LONDON (Reuters) - Britain’s competition watchdog has fined Pfizer (PFE.N) a record 84.2 million pounds for its role in ramping up the cost of an epilepsy drug by as much as 2,600 percent.
The Competition and Markets Authority (CMA) also fined Flynn Pharma 5.2 million pounds for overcharging for phenytoin sodium capsules, following a dramatic price hike in 2012.
The CMA’s ruling comes amid a growing debate on both sides of the Atlantic about the ethics of price hikes for old off-patent medicines that are only made by a few firms and where there is little competition.
U.S. drugmaker Turing Pharmaceuticals, led at the time by hedge fund manager Martin Shkreli, caused outrage last year by raising the U.S. price of Daraprim, an old anti-infective drug, by more than 5,000 percent to $750 a pill.
In the case of phenytoin sodium capsules, the UK price charged for 100 mg packs of the drug jumped from 2.83 pounds to 67.50 in 2012, before reducing to 54.00 from May 2014.
As a result, annual spending on the capsules by Britain’s National Health Service rose from 2 million pounds in 2012 to about 50 million in 2013. The CMA said UK prices were many times higher than elsewhere in Europe.
Pfizer used to market the medicine under the brand name Epanutin but sold the rights to Flynn, a privately owned British company, in September 2012.
It was then debranded, meaning that it was no longer subject to price regulation, and the price soared.
“The companies deliberately exploited the opportunity offered by debranding to hike up the price for a drug which is relied upon by many thousands of patients,” Philip Marsden, chairman of the CMA’s case decision group, said on Wednesday.
“This is the highest fine the CMA has imposed and it sends out a clear message to the sector that we are determined to crack down on such behaviour.”

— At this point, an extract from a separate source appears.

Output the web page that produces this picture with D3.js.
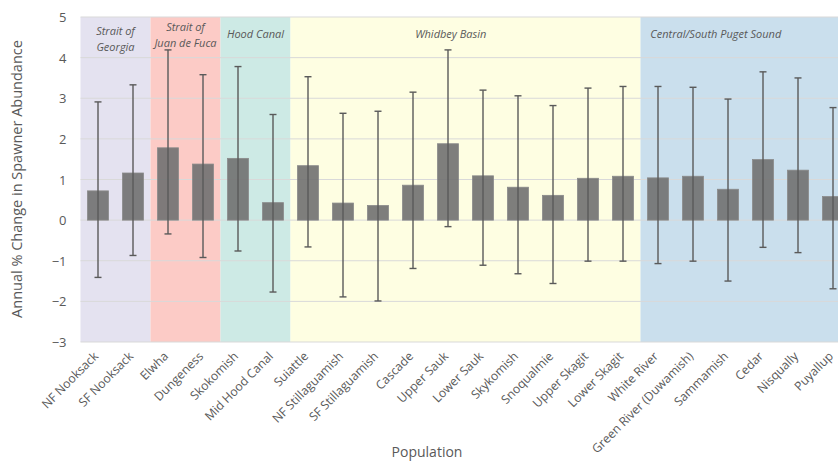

The previous highest fine of 58.5 million pounds was handed to British Airways (ICAG.L) in 2012 for colluding with rival Virgin Atlantic [VA.UL] on fuel surcharges. That was imposed by the CMA’s predecessor, the Office of Fair Trading.
Pfizer said it planned to appeal all aspects of the verdict.
The U.S. drugmaker said the medicine had been loss-making and it was therefore forced to consider whether it could continue supplying it. Pfizer added that the price set by Flynn was actually 25 to 40 percent less than the cost of an equivalent tablet form from another supplier.
Flynn’s chief executive David Fakes said punishing his company, which also plans to appeal, for selling phenytoin capsules for less than phenytoin tablets “beggars belief”.
The CMA also ordered both to reduce their prices, a move that lawyers said could trigger claims for redress from customers who had been over-charged.
In February it fined GlaxoSmithKline (GSK.L) 37.6 million pounds for striking deals to delay the launch of cheap generic copies of its former blockbuster antidepressant Seroxat.
The watchdog has four other ongoing investigations into the pharmaceutical sector.